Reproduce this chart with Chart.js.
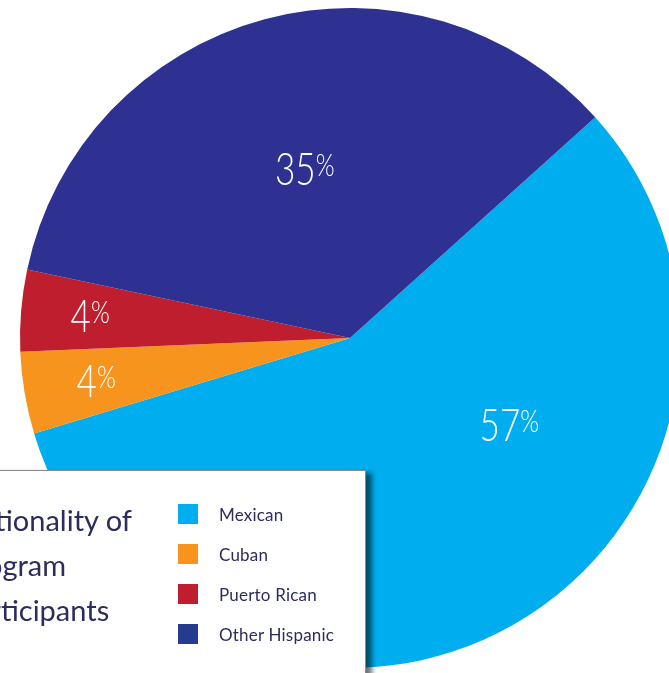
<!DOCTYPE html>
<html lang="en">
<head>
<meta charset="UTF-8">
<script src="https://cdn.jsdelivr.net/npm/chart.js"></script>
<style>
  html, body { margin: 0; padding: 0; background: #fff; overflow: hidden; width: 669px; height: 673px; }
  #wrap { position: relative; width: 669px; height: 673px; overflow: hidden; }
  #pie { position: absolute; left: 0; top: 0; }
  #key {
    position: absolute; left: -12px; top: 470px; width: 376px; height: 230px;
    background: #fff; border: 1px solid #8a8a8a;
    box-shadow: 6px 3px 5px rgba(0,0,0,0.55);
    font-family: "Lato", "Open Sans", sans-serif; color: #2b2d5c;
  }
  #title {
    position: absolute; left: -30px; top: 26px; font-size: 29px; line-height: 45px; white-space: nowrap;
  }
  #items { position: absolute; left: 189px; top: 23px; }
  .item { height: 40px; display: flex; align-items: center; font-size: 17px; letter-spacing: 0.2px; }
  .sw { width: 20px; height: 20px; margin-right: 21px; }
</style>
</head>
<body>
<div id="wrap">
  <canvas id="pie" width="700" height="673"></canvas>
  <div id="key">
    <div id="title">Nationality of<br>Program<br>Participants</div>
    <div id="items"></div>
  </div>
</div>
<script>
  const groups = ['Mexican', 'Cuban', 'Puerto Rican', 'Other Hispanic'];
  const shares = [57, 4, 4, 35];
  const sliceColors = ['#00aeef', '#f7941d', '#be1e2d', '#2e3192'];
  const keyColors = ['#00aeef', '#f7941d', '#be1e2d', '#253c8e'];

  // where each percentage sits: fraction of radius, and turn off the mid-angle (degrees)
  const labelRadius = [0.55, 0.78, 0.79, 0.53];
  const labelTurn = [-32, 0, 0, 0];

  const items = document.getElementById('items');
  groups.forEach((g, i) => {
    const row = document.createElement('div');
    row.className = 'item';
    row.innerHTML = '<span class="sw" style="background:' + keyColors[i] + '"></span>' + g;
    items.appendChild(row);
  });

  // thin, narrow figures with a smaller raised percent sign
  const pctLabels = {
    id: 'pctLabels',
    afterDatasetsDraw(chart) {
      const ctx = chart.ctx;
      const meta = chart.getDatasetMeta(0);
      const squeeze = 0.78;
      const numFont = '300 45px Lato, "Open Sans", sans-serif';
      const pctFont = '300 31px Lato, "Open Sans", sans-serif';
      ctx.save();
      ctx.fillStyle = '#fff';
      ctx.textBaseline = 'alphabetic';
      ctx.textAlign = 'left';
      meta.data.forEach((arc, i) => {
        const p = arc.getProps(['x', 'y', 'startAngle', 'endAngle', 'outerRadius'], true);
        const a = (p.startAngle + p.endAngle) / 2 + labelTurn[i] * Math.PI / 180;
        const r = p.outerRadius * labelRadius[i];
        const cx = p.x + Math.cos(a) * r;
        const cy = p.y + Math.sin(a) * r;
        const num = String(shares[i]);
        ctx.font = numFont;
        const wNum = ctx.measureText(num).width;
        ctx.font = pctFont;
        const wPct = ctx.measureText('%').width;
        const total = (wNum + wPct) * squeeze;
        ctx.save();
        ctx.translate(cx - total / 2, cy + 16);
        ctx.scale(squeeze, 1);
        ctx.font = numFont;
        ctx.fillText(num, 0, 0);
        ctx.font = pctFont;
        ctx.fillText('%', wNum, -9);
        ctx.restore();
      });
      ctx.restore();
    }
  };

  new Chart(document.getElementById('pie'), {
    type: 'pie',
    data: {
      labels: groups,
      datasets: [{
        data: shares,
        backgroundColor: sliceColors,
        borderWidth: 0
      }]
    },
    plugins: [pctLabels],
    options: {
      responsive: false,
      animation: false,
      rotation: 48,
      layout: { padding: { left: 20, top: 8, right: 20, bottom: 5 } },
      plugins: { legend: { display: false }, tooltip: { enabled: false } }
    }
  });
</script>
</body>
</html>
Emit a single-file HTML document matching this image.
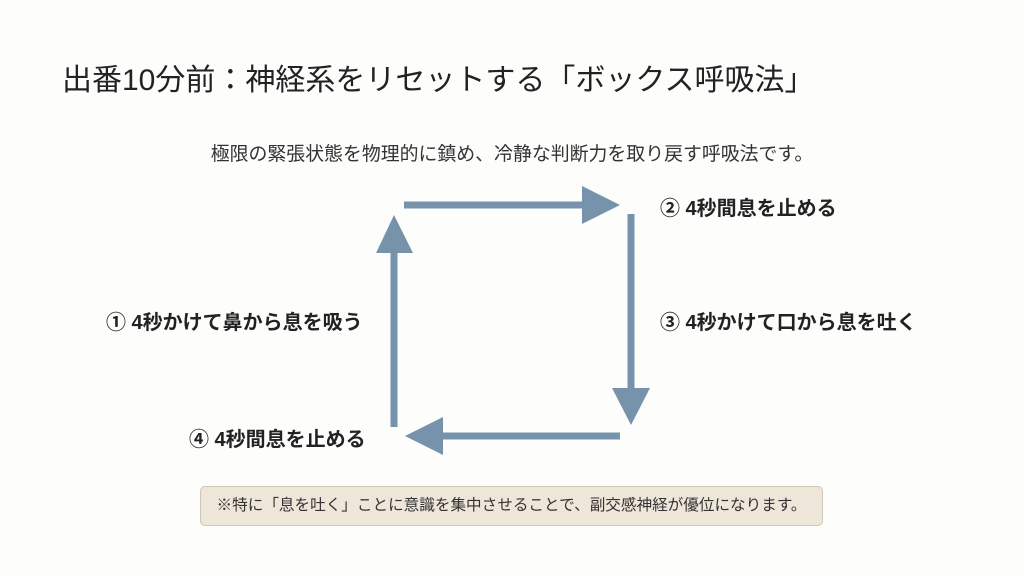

----

• Work to complete:
Quote every record above exactly, leaving out the pictures.

• Response to this task:
Reproduce this chart with Chart.js.
<!DOCTYPE html>
<html lang="en">
<head>
<meta charset="UTF-8">
<script src="https://cdn.jsdelivr.net/npm/chart.js"></script>
<style>
  html, body { margin: 0; padding: 0; background: #fff; overflow: hidden; width: 669px; height: 673px; }
  #wrap { position: relative; width: 669px; height: 673px; overflow: hidden; }
  #pie { position: absolute; left: 0; top: 0; }
  #key {
    position: absolute; left: -12px; top: 470px; width: 376px; height: 230px;
    background: #fff; border: 1px solid #8a8a8a;
    box-shadow: 6px 3px 5px rgba(0,0,0,0.55);
    font-family: "Lato", "Open Sans", sans-serif; color: #2b2d5c;
  }
  #title {
    position: absolute; left: -30px; top: 26px; font-size: 29px; line-height: 45px; white-space: nowrap;
  }
  #items { position: absolute; left: 189px; top: 23px; }
  .item { height: 40px; display: flex; align-items: center; font-size: 17px; letter-spacing: 0.2px; }
  .sw { width: 20px; height: 20px; margin-right: 21px; }
</style>
</head>
<body>
<div id="wrap">
  <canvas id="pie" width="700" height="673"></canvas>
  <div id="key">
    <div id="title">Nationality of<br>Program<br>Participants</div>
    <div id="items"></div>
  </div>
</div>
<script>
  const groups = ['Mexican', 'Cuban', 'Puerto Rican', 'Other Hispanic'];
  const shares = [57, 4, 4, 35];
  const sliceColors = ['#00aeef', '#f7941d', '#be1e2d', '#2e3192'];
  const keyColors = ['#00aeef', '#f7941d', '#be1e2d', '#253c8e'];

  // where each percentage sits: fraction of radius, and turn off the mid-angle (degrees)
  const labelRadius = [0.55, 0.78, 0.79, 0.53];
  const labelTurn = [-32, 0, 0, 0];

  const items = document.getElementById('items');
  groups.forEach((g, i) => {
    const row = document.createElement('div');
    row.className = 'item';
    row.innerHTML = '<span class="sw" style="background:' + keyColors[i] + '"></span>' + g;
    items.appendChild(row);
  });

  // thin, narrow figures with a smaller raised percent sign
  const pctLabels = {
    id: 'pctLabels',
    afterDatasetsDraw(chart) {
      const ctx = chart.ctx;
      const meta = chart.getDatasetMeta(0);
      const squeeze = 0.78;
      const numFont = '300 45px Lato, "Open Sans", sans-serif';
      const pctFont = '300 31px Lato, "Open Sans", sans-serif';
      ctx.save();
      ctx.fillStyle = '#fff';
      ctx.textBaseline = 'alphabetic';
      ctx.textAlign = 'left';
      meta.data.forEach((arc, i) => {
        const p = arc.getProps(['x', 'y', 'startAngle', 'endAngle', 'outerRadius'], true);
        const a = (p.startAngle + p.endAngle) / 2 + labelTurn[i] * Math.PI / 180;
        const r = p.outerRadius * labelRadius[i];
        const cx = p.x + Math.cos(a) * r;
        const cy = p.y + Math.sin(a) * r;
        const num = String(shares[i]);
        ctx.font = numFont;
        const wNum = ctx.measureText(num).width;
        ctx.font = pctFont;
        const wPct = ctx.measureText('%').width;
        const total = (wNum + wPct) * squeeze;
        ctx.save();
        ctx.translate(cx - total / 2, cy + 16);
        ctx.scale(squeeze, 1);
        ctx.font = numFont;
        ctx.fillText(num, 0, 0);
        ctx.font = pctFont;
        ctx.fillText('%', wNum, -9);
        ctx.restore();
      });
      ctx.restore();
    }
  };

  new Chart(document.getElementById('pie'), {
    type: 'pie',
    data: {
      labels: groups,
      datasets: [{
        data: shares,
        backgroundColor: sliceColors,
        borderWidth: 0
      }]
    },
    plugins: [pctLabels],
    options: {
      responsive: false,
      animation: false,
      rotation: 48,
      layout: { padding: { left: 20, top: 8, right: 20, bottom: 5 } },
      plugins: { legend: { display: false }, tooltip: { enabled: false } }
    }
  });
</script>
</body>
</html>
Emit a single-file HTML document matching this image.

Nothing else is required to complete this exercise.